• _SHORT PROBLEM_
In your copy, leave out the pictures; write out all the data exactly.

Start of DATA BLOCK

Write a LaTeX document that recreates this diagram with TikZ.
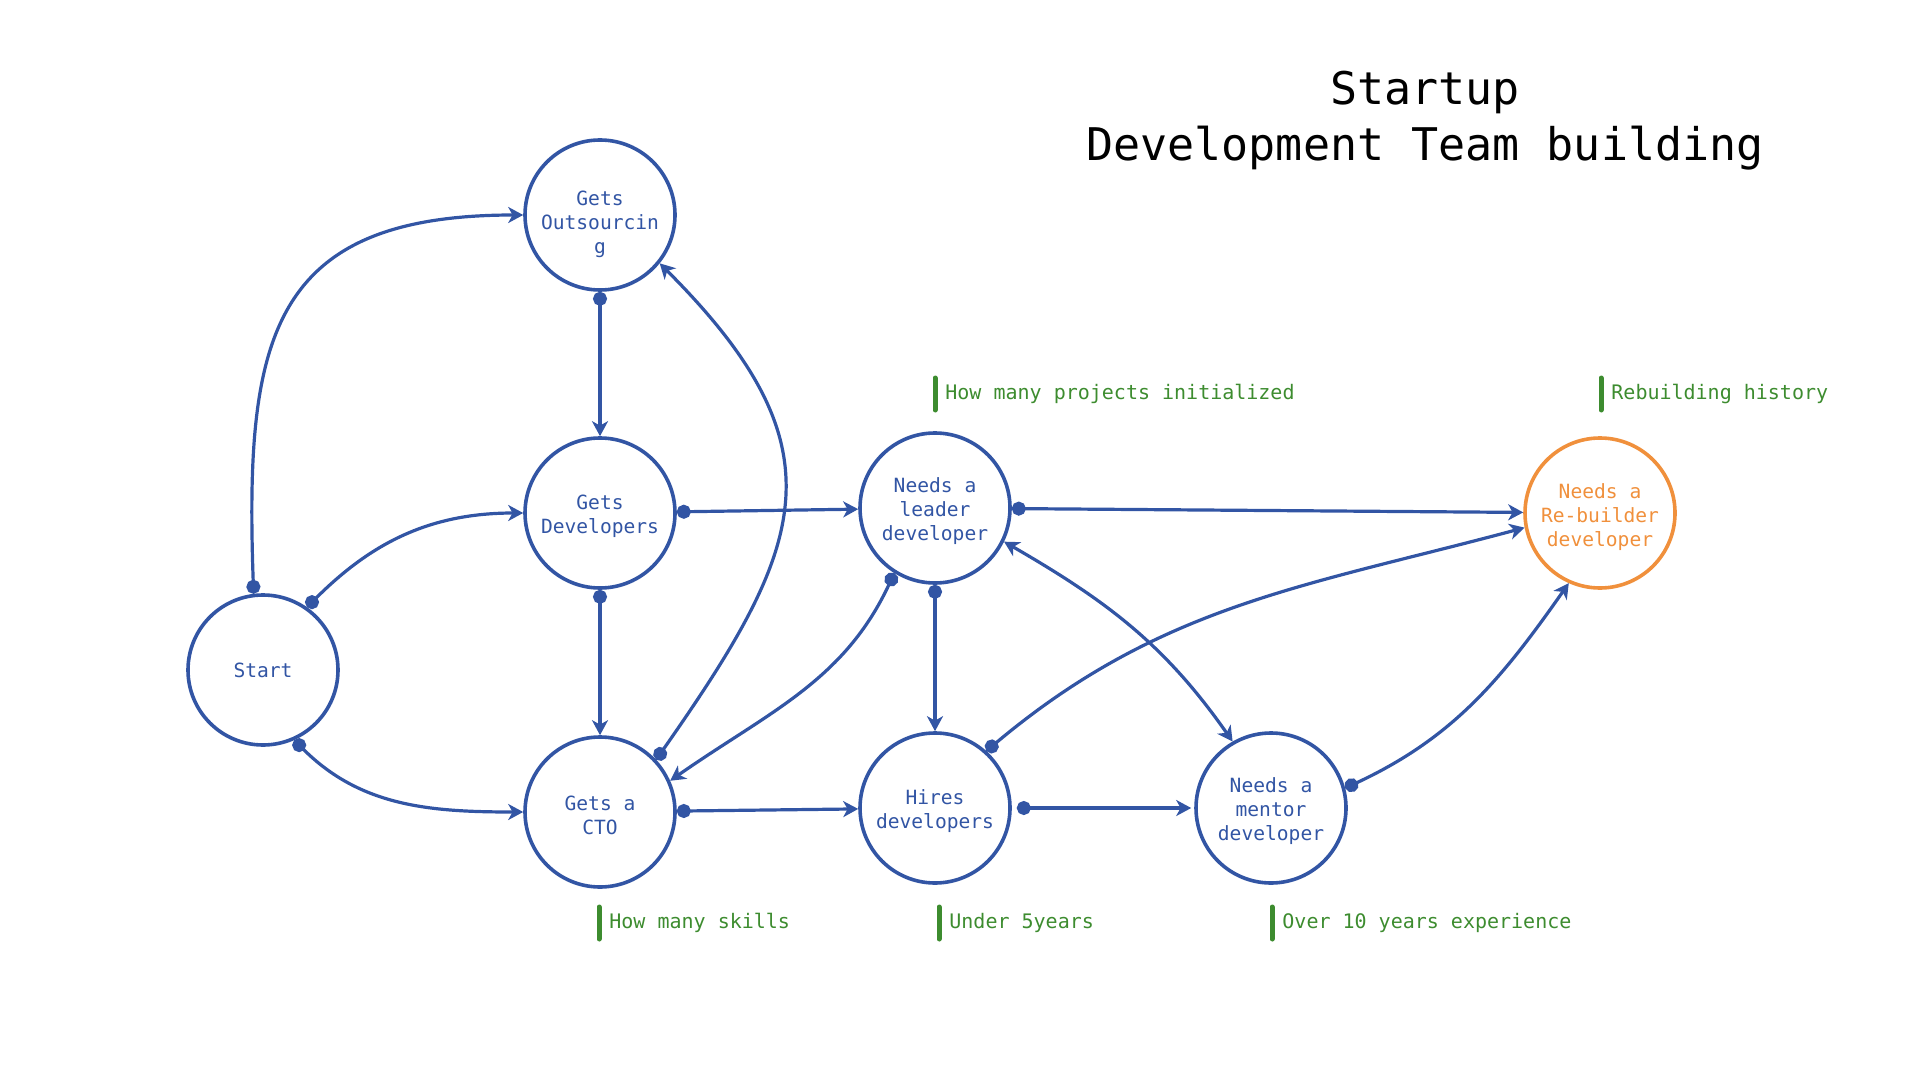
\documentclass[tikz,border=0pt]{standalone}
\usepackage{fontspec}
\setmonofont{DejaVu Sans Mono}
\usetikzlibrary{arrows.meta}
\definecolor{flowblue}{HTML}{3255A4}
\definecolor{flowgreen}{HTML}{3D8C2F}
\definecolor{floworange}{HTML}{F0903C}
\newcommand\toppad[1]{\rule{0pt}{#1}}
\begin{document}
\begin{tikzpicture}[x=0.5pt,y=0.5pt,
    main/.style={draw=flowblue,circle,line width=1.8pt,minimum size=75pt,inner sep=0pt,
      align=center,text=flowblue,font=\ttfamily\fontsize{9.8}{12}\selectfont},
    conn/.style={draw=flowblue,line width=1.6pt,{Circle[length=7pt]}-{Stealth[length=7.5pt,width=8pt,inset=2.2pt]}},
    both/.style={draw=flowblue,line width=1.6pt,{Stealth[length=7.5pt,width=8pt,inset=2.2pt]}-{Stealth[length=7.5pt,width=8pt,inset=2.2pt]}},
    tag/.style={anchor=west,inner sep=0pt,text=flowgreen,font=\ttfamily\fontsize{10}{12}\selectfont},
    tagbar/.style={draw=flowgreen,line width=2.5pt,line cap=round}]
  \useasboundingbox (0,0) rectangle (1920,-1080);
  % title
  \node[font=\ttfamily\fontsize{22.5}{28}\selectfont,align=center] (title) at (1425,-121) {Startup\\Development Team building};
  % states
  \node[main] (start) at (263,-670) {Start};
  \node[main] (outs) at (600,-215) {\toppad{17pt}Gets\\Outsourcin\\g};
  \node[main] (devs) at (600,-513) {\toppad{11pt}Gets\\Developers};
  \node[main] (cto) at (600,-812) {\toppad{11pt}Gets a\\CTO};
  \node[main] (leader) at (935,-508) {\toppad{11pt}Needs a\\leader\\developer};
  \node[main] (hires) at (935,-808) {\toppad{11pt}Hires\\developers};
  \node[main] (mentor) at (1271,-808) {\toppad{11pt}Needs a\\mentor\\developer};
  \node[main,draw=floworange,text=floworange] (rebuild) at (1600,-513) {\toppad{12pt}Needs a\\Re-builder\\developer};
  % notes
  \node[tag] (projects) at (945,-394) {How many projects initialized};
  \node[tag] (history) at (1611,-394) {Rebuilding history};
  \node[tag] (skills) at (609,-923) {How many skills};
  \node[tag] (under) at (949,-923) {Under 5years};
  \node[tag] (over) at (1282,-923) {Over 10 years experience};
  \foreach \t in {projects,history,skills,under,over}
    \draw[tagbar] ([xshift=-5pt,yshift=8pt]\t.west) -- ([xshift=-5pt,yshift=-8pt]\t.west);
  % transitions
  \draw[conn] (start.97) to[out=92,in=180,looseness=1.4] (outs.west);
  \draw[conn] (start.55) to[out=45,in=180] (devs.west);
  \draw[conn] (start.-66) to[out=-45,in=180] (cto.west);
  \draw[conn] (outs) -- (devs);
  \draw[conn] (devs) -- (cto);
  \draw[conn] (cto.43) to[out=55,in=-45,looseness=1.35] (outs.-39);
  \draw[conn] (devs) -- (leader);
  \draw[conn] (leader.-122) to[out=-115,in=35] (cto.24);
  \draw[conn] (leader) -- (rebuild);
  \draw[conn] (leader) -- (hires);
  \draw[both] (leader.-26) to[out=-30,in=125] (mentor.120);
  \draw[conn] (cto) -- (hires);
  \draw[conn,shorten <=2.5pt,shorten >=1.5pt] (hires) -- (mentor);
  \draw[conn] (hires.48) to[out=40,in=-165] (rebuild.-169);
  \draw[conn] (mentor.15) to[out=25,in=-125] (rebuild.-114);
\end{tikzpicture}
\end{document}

End of DATA BLOCK

• _COMPLETE OUTPUT_
Write a LaTeX document that recreates this diagram with TikZ.
\documentclass[tikz,border=0pt]{standalone}
\usepackage{fontspec}
\setmonofont{DejaVu Sans Mono}
\usetikzlibrary{arrows.meta}
\definecolor{flowblue}{HTML}{3255A4}
\definecolor{flowgreen}{HTML}{3D8C2F}
\definecolor{floworange}{HTML}{F0903C}
\newcommand\toppad[1]{\rule{0pt}{#1}}
\begin{document}
\begin{tikzpicture}[x=0.5pt,y=0.5pt,
    main/.style={draw=flowblue,circle,line width=1.8pt,minimum size=75pt,inner sep=0pt,
      align=center,text=flowblue,font=\ttfamily\fontsize{9.8}{12}\selectfont},
    conn/.style={draw=flowblue,line width=1.6pt,{Circle[length=7pt]}-{Stealth[length=7.5pt,width=8pt,inset=2.2pt]}},
    both/.style={draw=flowblue,line width=1.6pt,{Stealth[length=7.5pt,width=8pt,inset=2.2pt]}-{Stealth[length=7.5pt,width=8pt,inset=2.2pt]}},
    tag/.style={anchor=west,inner sep=0pt,text=flowgreen,font=\ttfamily\fontsize{10}{12}\selectfont},
    tagbar/.style={draw=flowgreen,line width=2.5pt,line cap=round}]
  \useasboundingbox (0,0) rectangle (1920,-1080);
  % title
  \node[font=\ttfamily\fontsize{22.5}{28}\selectfont,align=center] (title) at (1425,-121) {Startup\\Development Team building};
  % states
  \node[main] (start) at (263,-670) {Start};
  \node[main] (outs) at (600,-215) {\toppad{17pt}Gets\\Outsourcin\\g};
  \node[main] (devs) at (600,-513) {\toppad{11pt}Gets\\Developers};
  \node[main] (cto) at (600,-812) {\toppad{11pt}Gets a\\CTO};
  \node[main] (leader) at (935,-508) {\toppad{11pt}Needs a\\leader\\developer};
  \node[main] (hires) at (935,-808) {\toppad{11pt}Hires\\developers};
  \node[main] (mentor) at (1271,-808) {\toppad{11pt}Needs a\\mentor\\developer};
  \node[main,draw=floworange,text=floworange] (rebuild) at (1600,-513) {\toppad{12pt}Needs a\\Re-builder\\developer};
  % notes
  \node[tag] (projects) at (945,-394) {How many projects initialized};
  \node[tag] (history) at (1611,-394) {Rebuilding history};
  \node[tag] (skills) at (609,-923) {How many skills};
  \node[tag] (under) at (949,-923) {Under 5years};
  \node[tag] (over) at (1282,-923) {Over 10 years experience};
  \foreach \t in {projects,history,skills,under,over}
    \draw[tagbar] ([xshift=-5pt,yshift=8pt]\t.west) -- ([xshift=-5pt,yshift=-8pt]\t.west);
  % transitions
  \draw[conn] (start.97) to[out=92,in=180,looseness=1.4] (outs.west);
  \draw[conn] (start.55) to[out=45,in=180] (devs.west);
  \draw[conn] (start.-66) to[out=-45,in=180] (cto.west);
  \draw[conn] (outs) -- (devs);
  \draw[conn] (devs) -- (cto);
  \draw[conn] (cto.43) to[out=55,in=-45,looseness=1.35] (outs.-39);
  \draw[conn] (devs) -- (leader);
  \draw[conn] (leader.-122) to[out=-115,in=35] (cto.24);
  \draw[conn] (leader) -- (rebuild);
  \draw[conn] (leader) -- (hires);
  \draw[both] (leader.-26) to[out=-30,in=125] (mentor.120);
  \draw[conn] (cto) -- (hires);
  \draw[conn,shorten <=2.5pt,shorten >=1.5pt] (hires) -- (mentor);
  \draw[conn] (hires.48) to[out=40,in=-165] (rebuild.-169);
  \draw[conn] (mentor.15) to[out=25,in=-125] (rebuild.-114);
\end{tikzpicture}
\end{document}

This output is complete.